The one-day exercises have not been held since 2017 because the previous progressive South Korean administration wanted to strengthen inter-Korean ties and promote disarmament discussions between Pyongyang and Washington, which have been stuck since 2019.
In a statement, the South Korean Navy stated that the exercises were intended to strengthen its capacity to respond to the growing submarine threats from North Korea. The US Navy said the drills would improve tactical and technical coordination and interoperability between the three nations.
The exercises included the USS Ronald Reagan aircraft carrier, the 9,800-ton guided missile cruiser USS Chancellorsville, the 6,900-ton Aegis-equipped destroyer USS Barry, the 4,400-ton South Korean destroyer Munmu the Great, and the 5,100-ton Japanese tanker Asahi.
According to the South Korean defense ministry, the training focused on locating, identifying, and tracking North Korean submarines capable of launching SLBMs.
Days before the drills, a US-based think tank suggested that North Korea could be preparing to launch a new submarine that could fire ballistic missiles, citing data from commercial satellite photography.
The Kim Jong-un regime was widely believed to be planning to fire submarine-launched ballistic missiles (SLBM) in direct opposition to the joint exercise. However, the authoritarian state chose to fire three short-range ballistic missiles in less than a week.
North Korea’s Nuclear Threat
This year, North Korea conducted a record number of missile tests while resolutely rejecting calls from the United States and South Korea to resume nuclear negotiations.
In an apparent reference to military exercises between the United States and South Korea and economic sanctions against Pyongyang, North Korea has stated that it will not return to talks unless the United States abandons its hostile actions.
Furthermore, in a move that demonstrated its increasingly assertive nuclear strategy, North Korea adopted a new law earlier this month that permitted the preemptive use of nuclear weapons in certain circumstances.

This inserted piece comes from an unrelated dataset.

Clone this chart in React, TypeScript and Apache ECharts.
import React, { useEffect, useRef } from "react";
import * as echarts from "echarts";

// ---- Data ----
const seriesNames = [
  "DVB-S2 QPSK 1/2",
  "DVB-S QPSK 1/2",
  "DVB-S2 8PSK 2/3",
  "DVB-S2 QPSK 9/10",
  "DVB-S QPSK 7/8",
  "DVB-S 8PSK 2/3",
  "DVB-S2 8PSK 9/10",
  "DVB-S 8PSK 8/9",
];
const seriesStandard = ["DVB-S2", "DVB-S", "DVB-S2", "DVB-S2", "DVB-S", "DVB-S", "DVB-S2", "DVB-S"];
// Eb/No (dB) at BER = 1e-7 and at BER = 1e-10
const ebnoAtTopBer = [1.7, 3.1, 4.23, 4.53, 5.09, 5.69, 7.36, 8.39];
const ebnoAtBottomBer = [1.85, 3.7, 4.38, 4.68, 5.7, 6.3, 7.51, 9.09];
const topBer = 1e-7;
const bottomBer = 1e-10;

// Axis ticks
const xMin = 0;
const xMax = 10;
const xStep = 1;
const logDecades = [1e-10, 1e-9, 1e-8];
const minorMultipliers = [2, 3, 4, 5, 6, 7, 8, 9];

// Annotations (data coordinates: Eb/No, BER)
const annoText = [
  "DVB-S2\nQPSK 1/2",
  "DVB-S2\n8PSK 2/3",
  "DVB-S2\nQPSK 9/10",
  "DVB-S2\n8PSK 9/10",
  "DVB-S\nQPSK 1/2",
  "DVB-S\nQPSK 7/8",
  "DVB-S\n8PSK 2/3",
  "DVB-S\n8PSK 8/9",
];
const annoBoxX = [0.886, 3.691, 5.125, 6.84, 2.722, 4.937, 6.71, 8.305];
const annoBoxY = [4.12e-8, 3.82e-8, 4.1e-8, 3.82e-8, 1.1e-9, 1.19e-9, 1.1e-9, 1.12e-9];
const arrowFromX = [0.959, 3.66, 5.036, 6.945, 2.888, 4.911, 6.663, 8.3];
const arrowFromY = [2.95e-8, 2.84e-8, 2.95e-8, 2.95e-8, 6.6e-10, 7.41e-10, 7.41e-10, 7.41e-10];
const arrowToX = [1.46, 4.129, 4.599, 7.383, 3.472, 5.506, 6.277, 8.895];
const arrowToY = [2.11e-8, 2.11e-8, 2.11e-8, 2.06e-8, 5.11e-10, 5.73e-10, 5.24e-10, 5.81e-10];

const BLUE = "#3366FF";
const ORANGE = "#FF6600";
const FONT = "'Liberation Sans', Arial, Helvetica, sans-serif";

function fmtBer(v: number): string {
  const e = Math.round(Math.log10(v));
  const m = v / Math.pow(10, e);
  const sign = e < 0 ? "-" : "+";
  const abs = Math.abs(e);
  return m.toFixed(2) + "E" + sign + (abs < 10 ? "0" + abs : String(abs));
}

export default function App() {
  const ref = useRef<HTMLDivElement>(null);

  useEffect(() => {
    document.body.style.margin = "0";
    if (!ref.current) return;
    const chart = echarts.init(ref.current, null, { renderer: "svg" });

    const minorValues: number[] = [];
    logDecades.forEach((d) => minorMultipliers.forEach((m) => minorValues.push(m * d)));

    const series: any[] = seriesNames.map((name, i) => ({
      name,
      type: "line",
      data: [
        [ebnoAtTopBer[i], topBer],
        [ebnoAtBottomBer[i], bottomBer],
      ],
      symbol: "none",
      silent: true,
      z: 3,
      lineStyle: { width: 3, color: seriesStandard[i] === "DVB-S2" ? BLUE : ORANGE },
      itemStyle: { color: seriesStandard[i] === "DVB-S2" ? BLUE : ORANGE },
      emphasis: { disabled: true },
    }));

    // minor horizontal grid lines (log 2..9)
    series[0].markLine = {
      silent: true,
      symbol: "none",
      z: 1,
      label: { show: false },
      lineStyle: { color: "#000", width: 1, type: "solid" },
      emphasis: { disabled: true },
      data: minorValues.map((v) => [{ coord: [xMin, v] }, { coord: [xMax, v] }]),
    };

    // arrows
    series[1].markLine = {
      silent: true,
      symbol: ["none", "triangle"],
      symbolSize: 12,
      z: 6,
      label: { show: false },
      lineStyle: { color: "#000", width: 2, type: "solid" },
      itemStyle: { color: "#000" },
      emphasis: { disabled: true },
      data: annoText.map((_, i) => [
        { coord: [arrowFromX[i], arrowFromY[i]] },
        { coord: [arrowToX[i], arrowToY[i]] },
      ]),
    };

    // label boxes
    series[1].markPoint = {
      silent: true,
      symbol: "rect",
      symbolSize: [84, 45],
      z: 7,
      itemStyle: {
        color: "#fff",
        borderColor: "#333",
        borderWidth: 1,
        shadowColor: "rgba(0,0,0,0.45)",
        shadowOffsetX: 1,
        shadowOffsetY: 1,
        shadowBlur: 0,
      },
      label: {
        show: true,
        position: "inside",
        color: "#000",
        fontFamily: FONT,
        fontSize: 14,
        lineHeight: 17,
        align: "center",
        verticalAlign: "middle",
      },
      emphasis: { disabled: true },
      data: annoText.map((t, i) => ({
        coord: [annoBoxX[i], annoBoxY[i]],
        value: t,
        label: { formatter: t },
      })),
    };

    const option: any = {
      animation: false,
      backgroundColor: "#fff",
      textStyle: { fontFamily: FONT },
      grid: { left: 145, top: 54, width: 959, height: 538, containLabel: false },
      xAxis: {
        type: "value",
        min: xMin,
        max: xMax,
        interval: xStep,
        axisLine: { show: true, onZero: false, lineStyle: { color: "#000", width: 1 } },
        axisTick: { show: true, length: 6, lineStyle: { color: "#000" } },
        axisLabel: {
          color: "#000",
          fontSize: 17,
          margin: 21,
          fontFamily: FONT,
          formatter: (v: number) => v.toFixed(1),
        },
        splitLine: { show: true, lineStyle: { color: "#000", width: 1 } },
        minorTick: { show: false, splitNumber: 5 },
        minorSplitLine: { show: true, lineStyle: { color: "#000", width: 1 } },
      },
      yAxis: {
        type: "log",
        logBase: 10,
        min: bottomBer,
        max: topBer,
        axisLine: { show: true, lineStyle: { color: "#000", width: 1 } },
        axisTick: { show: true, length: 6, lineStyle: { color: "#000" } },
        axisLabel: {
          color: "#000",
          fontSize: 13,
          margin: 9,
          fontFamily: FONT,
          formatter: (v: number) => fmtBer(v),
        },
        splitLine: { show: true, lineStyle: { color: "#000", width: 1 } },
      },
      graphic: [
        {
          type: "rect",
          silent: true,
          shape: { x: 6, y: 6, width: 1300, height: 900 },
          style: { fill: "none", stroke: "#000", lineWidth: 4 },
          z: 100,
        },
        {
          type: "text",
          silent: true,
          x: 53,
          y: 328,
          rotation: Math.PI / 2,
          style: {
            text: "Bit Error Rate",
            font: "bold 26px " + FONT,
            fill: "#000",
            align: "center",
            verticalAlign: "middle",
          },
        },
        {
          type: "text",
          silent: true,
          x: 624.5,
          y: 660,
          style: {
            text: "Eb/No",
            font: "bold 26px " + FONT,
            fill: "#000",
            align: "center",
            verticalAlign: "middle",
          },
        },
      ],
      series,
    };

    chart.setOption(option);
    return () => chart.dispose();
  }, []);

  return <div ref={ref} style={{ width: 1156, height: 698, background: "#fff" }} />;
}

According to some commentators, North Korea would ultimately seek to enter into arms control negotiations with the United States to obtain sanctions relief and other concessions in exchange for partially abandoning its nuclear capacity.

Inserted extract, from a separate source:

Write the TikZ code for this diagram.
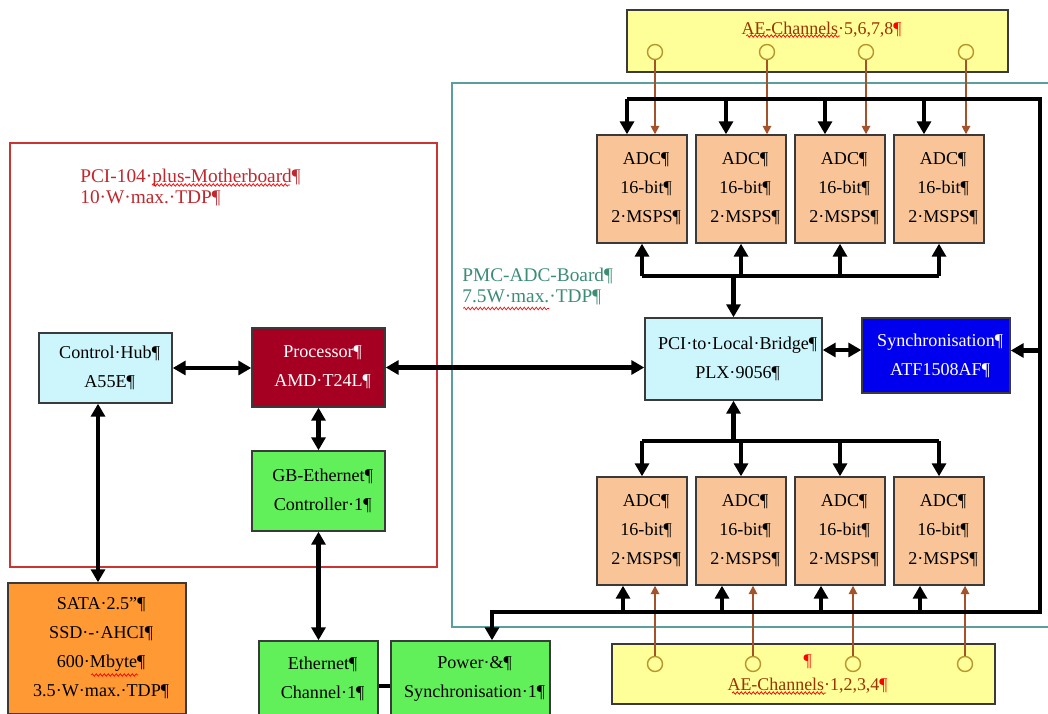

On September 29, North Korea launched two short-range ballistic missiles into the sea. This happened shortly after US Vice President Kamala Harris returned from a trip to South Korea. During her visit to Seoul, she highlighted the “ironclad” US commitment to defend its partners in Asia.

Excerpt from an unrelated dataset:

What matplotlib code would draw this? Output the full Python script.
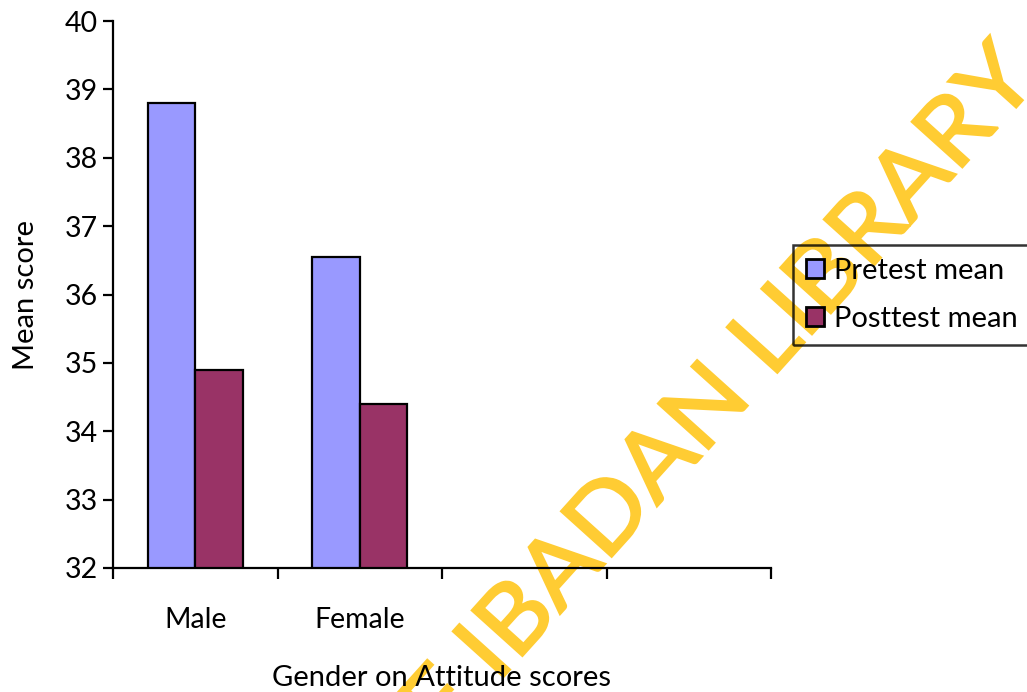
import matplotlib
matplotlib.use("Agg")
import matplotlib.pyplot as plt
from matplotlib.textpath import TextPath
from matplotlib.font_manager import FontProperties
from matplotlib.patches import PathPatch
from matplotlib.transforms import Affine2D, IdentityTransform
import numpy as np

# Data
categories = ["Male", "Female", "", ""]
pretest_mean = [38.8, 36.55]
posttest_mean = [34.9, 34.4]
series_names = ["Pretest mean", "Posttest mean"]
y_ticks = [32, 33, 34, 35, 36, 37, 38, 39, 40]
watermark = "UNIVERSITY OF IBADAN LIBRARY"

plt.rcParams["font.family"] = ["Lato", "DejaVu Sans"]

fig = plt.figure(figsize=(10.27, 6.92), dpi=100)
fig.patch.set_facecolor("white")
ax = fig.add_axes([113 / 1027, 1 - 568 / 692, 658 / 1027, 547 / 692])
ax.patch.set_alpha(0)

width = 0.29
x = np.arange(len(pretest_mean))
ax.bar(x - width / 2, pretest_mean, width, color="#9999FF",
       edgecolor="black", linewidth=1.6, label=series_names[0])
ax.bar(x + width / 2, posttest_mean, width, color="#993366",
       edgecolor="black", linewidth=1.6, label=series_names[1])

ax.set_ylim(32, 40)
ax.set_xlim(-0.5, len(categories) - 0.5)
ax.set_yticks(y_ticks)
ax.set_yticklabels([str(t) for t in y_ticks], fontsize=20.5)

# Category slot boundaries carry the tick marks; labels sit at slot centres
ax.set_xticks(np.arange(len(categories) + 1) - 0.5)
ax.set_xticklabels([])
ax.set_xticks(np.arange(len(categories)), minor=True)
ax.set_xticklabels(categories, minor=True, fontsize=20.5)
ax.tick_params(axis="x", which="minor", length=0, pad=28)
ax.tick_params(axis="x", which="major", length=8, width=1.6, direction="out")
ax.tick_params(axis="y", length=7, width=1.6, direction="out", pad=4)

for s in ["top", "right"]:
    ax.spines[s].set_visible(False)
for s in ["left", "bottom"]:
    ax.spines[s].set_linewidth(1.6)

ax.set_ylabel("Mean score", fontsize=21, labelpad=18)
ax.set_xlabel("Gender on Attitude scores", fontsize=21, labelpad=23)

leg = fig.legend(loc="upper left", bbox_to_anchor=(793 / 1027, 1 - 245 / 692),
                 fontsize=21, frameon=True, fancybox=False, handlelength=0.62,
                 handleheight=0.62, handletextpad=0.35, borderpad=0.45,
                 labelspacing=0.75, borderaxespad=0)
frame = leg.get_frame()
frame.set_edgecolor("black")
frame.set_linewidth(1.8)
frame.set_facecolor("none")
leg.set_zorder(6)
for h in leg.legend_handles:
    h.set_linewidth(2)

# Diagonal library watermark, built from a text path, drawn beneath the axes
fp = FontProperties(family="Lato", weight="normal")
full = TextPath((0, 0), watermark, size=100, prop=fp)
head = watermark.split("IBADAN")[0]
i_centre = TextPath((0, 0), head + "I", size=100, prop=fp).get_extents().xmax - 4.5
l_right = TextPath((0, 0), head + "IBADAN L", size=100, prop=fp).get_extents().xmax
l_width = TextPath((0, 0), "L", size=100, prop=fp).get_extents().width
l_corner = l_right - l_width
sx = 404.0 / (l_corner - i_centre)
sy = 0.95
tr = (Affine2D().translate(-i_centre, 0).scale(sx, sy).rotate_deg(48)
      .translate(507, 692 - 673))
patch = PathPatch(full, facecolor="#FFCC33", edgecolor="#FFCC33",
                  linewidth=1.6, joinstyle="miter",
                  transform=tr + IdentityTransform(), zorder=-1)
fig.add_artist(patch)

fig.savefig("out.png", dpi=100)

Harris referred to the North Korean missile launches as provocations intended to “destabilize the region” and stated that the US and South Korea are still dedicated to the “complete denuclearization” of the North.
Nevertheless, this week, North Korea launched three rounds of missiles, continuing a record pace of weapon tests as it pushes to increase the size of its arsenal and put pressure on the United States to recognize it as a nuclear power.
“The South Korean military detected two short-range ballistic missiles fired from Sunchon, South Pyongan province, toward the east coast between 8:48 pm [11:48 GMT] and 8:57 pm [11:57 GMT] … Amid strengthened surveillance and vigilance, our military maintains full preparedness while working closely with the US,” said the United States Joint Chiefs of Staff.
Japan also recently stated that North Korea fired a missile. Harris was in Japan when North Korea launched two short-range ballistic missiles, which are thought to have fallen outside Japan’s exclusive economic zone, stretching 200 nautical miles (370 kilometers) from its shore, according to state defense minister Toshiro Ino.
According to observers, North Korea may have fired KN-23 missiles, which can conduct “pull-up” maneuvers. According to unnamed sources cited by South Korea’s Yonhap news agency, the weapons may have been launched from mobile launchers.
In conclusion, the US and its allies will need to work together to strengthen their defenses in the region in response to the mounting danger from North Korea.